Dann Corbit wrote: ↑Fri Jul 03, 2020 11:52 pm
I am addressing the question pieces at a time, and the draws are an important facet. I was just making the point that you don't believe in LOS either, because you do not trust the LOS number.
I mean, if LOS says that the change is almost certain to be an improvement, why wouldn't you use it?
Clearly, you believe that randomness is involved and therefore the 8 wins are not enough data to make a sound decision.
Of course randomness is involved in any match between non-deterministic engines. That does not mean no statistically sound conclusion can be drawn.
If all I know is 8-0-2 (selected without bias) and I can only accept or reject the patch that just changes some parameter values, I would accept it. It is more likely than not an improvement and I don't care whether that parameter is set to 5 or to 6.
However, where did that 8-0-2 come from? If someone is running a test and interrupted it after 10 games BECAUSE he saw 8-0-2, then the result is basically meaningless. Or if someone has been running a variety of tests, then happens to run a 10-game match which just happens to give 8-0-2, I would also decide to run my own tests. It is easy to inadvertently cheat with statistics.

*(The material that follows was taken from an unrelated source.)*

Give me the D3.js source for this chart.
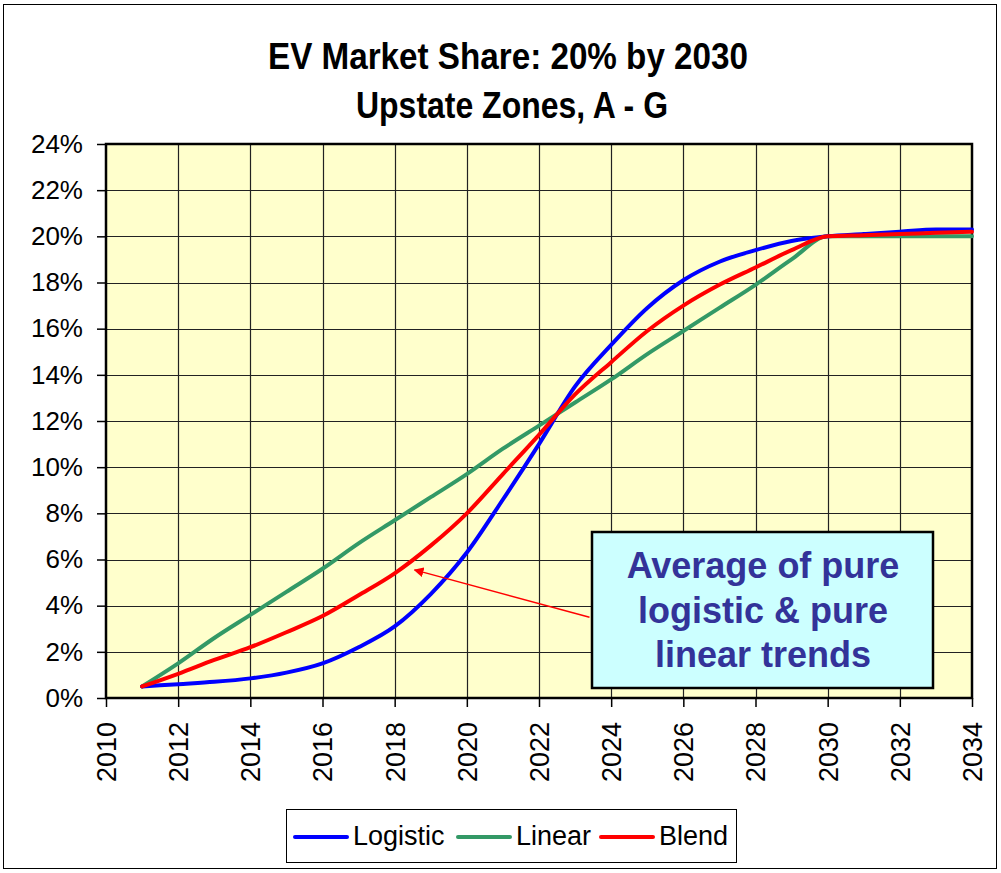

And yet (I believe) the 8-0-2 LOS is more sound than an 8-0-1000 LOS because the first set of measurements is a better indicator that A is probably stronger than B than the second set. We want to know a binary answer "A is stronger, true or false". The draws give evidence that we did not have before we collected all the draws.
If the hypothesis is that A and B are equally strong and you run a match until 8 decided games, then the number of draws is no indicator of whether the hypothesis should be rejected or not. Only the W/L ratio is. I have explained this already.
Each decided game ends in win or loss, each with probability 0.5. The probability of 8 wins is 1/256. The number of games does not influence that. You cannot speak of "error margins" with respect to the calculated probability 1/256. (I am ignoring white/black advantage to keep things simple.) Of course 1/256 can happen just by chance, it will happen if you repeat often enough, or it can happen because you first run the match and only after seeing the outcome decided what pattern to look for. Doing statistics right is very tricky. But the number of draws makes no difference. (In particular if you decide upfront to throw out the draws! Obviously it is entirely sound to decide to run an experiment that throws out the draws and try to draw a statistical conclusion based just on the W/L ratio.)